The rest of the loop has no taxing slopes in this steep hilled region. It goes past two bogs. We take pictures through the trees. There is a swampy mysteriousness to them. The light and clouds interact with the brine in an interesting way. It is a good trail.
I think back to Vermont. This would make a good 5K run.
Again and again a thought and feeling reoccurs, “It is good to be nude.”
Nearing the end of the canopy, the trail is steeper, as we look up at the light of the initial clearing. Just as we are getting to the edge of the forest, in sight, are three people and a dog.
We are caught getting dressed. They wait politely for us to cover. As they happily pass, we are asked about our Arizona plates. “How did you find it? Not even locals know about this!”
When they have passed, it feels good to hike at long last on a hilltop, with the full warm sun on my body.
We stop for ice cream, where we find a better map.
A trip to the lighthouse:
We wander across the peninsula, near the Great Lake, Michigan, with its boating. There is an oceanic sense, bordered by a tree lined coast.
There is a lighthouse and a camping spot that we have heard about that sounds exceptional. There on the very tip of the peninsula is a park.
We stop in to inquire. It is booked up something like a year in advance, but we are allowed to tour, in case we have plans to return.

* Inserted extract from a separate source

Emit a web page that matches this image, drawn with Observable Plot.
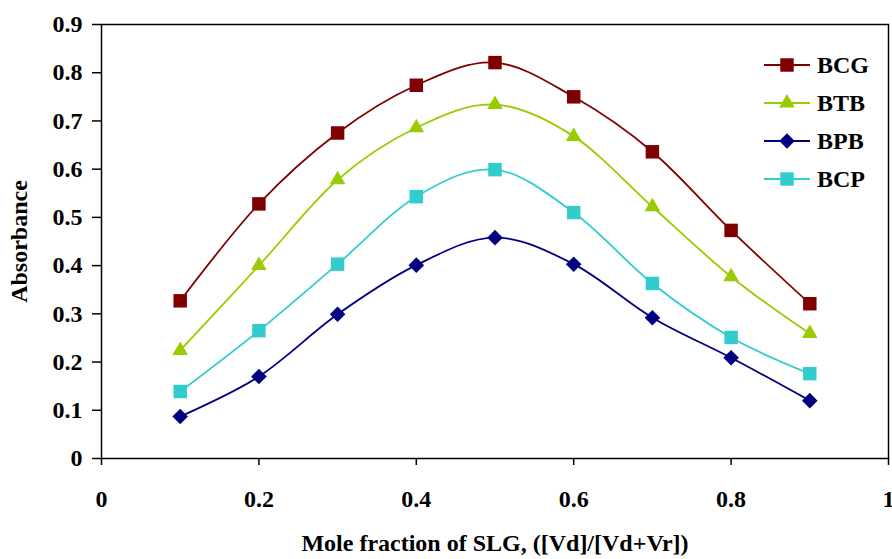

The campsites are spaced well apart. People walk next to the lake. Small ripples of Lake Michigan waves slap at a sandy and rocky shoal.
There are sites right next to the beach. A tall bushy vegetation gives some privacy and a little wind break.
It would be a nice place to sojourn, unless the weather turned rough on the vulnerable spot.
Maybe, some other time, the camp could be strategically set up for stealth nudity.
We take a nice drive, to a nice place, for a nice dinner and walk lakeside, with the cute baby ducklings. Our camp feels like a safe home base.